GEOMETRY AND THE BOOK

wasps' nest showing interior hexagonal cells
       Often near our house I find papery chunks of abandoned wasps' nests, fallen from under the eaves. Photo by Adrian van Leen /freeimages

I keep thinking about reiteration and recursion in poems and groups of poems. (Right?)

So when I came across this Rumpus interview with Kaveh Akbar about his new book Pilgrim Bell, it made sense to pause and listen.

The whole book is really interested in recursion, recursive forms. I read the line in a Hadith about the prophet receiving revelation “like the ringing of a bell” and it blew my mind.

And, the idea of the bell as a spiritual technology powered by the human form (someone has to pull the rope, which often literally lifts that person in the air, maybe almost too on the nose, that) is so akin to poetry, to me. A spiritual technology powered by the human body (lungs/breath/voice/tongue/ocular muscles across the page/fingers across the Braille, etc).

Repeating titles: it’s iterative, recursive. Also, nerdily: Islamic architecture and tile work is so often built around hexagons, which can tesselate a plane. Many polygons can’t.

The geometry Akbar's describing here ("spiritual technology powered by the human form") is kin to music, structures meeting in air. (An aside: or maybe the reason I'm writing this: why is thinking about patterns this way "nerdy"?)
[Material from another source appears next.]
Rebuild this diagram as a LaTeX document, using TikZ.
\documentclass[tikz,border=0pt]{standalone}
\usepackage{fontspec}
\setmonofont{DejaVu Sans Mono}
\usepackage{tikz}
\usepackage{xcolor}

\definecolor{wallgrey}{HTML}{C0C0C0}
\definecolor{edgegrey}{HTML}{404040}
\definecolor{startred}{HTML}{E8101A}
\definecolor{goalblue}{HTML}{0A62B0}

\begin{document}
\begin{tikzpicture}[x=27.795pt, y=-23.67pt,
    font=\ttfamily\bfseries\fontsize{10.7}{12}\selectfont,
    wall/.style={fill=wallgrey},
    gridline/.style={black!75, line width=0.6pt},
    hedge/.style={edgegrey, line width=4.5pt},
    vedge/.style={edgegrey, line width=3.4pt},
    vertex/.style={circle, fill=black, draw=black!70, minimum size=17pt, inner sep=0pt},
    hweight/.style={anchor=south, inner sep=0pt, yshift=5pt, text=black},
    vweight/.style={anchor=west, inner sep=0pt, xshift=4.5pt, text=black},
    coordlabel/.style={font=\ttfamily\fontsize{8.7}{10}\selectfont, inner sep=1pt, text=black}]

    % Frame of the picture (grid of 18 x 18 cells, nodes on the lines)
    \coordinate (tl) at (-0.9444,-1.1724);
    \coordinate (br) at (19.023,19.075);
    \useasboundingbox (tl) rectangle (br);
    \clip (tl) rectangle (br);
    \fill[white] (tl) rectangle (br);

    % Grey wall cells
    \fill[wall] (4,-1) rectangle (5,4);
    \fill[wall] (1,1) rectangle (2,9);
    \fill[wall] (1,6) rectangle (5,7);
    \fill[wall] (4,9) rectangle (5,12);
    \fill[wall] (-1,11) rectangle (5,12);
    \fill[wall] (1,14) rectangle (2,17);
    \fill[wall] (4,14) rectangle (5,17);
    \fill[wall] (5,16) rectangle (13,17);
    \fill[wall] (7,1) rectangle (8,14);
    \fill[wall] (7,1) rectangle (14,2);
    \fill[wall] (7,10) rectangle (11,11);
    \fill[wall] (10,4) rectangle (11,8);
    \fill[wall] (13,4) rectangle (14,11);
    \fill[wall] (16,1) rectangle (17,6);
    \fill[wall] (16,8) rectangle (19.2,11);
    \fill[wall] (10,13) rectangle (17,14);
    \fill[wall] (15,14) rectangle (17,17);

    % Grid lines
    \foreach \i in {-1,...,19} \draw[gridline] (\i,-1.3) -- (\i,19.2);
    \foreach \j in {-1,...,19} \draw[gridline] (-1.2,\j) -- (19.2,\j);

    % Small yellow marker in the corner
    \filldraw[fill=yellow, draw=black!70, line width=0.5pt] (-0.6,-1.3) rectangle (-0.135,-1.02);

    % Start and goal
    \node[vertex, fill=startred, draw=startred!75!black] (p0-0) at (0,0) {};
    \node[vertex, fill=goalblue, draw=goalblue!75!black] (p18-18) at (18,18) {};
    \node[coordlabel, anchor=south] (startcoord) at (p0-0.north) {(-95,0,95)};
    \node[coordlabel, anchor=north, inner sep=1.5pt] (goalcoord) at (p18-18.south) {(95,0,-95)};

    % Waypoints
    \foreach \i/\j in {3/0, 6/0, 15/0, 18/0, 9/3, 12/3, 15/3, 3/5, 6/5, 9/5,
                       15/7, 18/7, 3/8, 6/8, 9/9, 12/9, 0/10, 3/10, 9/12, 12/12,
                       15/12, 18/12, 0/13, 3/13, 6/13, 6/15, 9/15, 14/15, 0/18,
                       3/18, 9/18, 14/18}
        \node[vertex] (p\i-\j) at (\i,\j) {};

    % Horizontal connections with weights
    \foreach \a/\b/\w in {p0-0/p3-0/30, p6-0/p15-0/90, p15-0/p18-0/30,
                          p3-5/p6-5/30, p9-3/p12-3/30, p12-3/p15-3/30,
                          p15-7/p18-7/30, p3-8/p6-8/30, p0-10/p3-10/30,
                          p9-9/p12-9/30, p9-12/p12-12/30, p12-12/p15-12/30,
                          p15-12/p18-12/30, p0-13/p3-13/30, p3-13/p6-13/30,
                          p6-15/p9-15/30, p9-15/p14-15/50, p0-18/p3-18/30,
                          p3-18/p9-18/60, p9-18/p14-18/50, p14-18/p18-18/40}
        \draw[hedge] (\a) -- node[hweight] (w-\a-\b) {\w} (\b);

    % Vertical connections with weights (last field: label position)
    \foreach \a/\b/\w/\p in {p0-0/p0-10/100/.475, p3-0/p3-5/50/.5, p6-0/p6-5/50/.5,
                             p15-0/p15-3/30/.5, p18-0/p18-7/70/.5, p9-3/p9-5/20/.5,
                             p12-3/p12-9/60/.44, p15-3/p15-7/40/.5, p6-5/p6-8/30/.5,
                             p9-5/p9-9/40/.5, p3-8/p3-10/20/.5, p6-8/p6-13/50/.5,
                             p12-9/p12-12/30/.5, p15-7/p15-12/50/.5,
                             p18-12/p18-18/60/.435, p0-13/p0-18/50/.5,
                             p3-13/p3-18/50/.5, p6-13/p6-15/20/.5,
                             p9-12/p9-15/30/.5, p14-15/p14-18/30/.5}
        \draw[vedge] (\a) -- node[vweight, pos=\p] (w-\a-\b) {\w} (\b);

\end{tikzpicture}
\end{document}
Sometimes when we ask "how do you organize poems in a book?" what we're looking for is the geometry of our poems. As an organizing principle, it's not the same as narrative, and it's not exactly weaving, as in threads or strands of image or subject; it's similar to the forward momentum of linking and shifting, which is so much like walking, but not entirely that either. It's much more like the mosaic tile Akbar describes, or a wasp's nest, masterwork of hexagonal cells.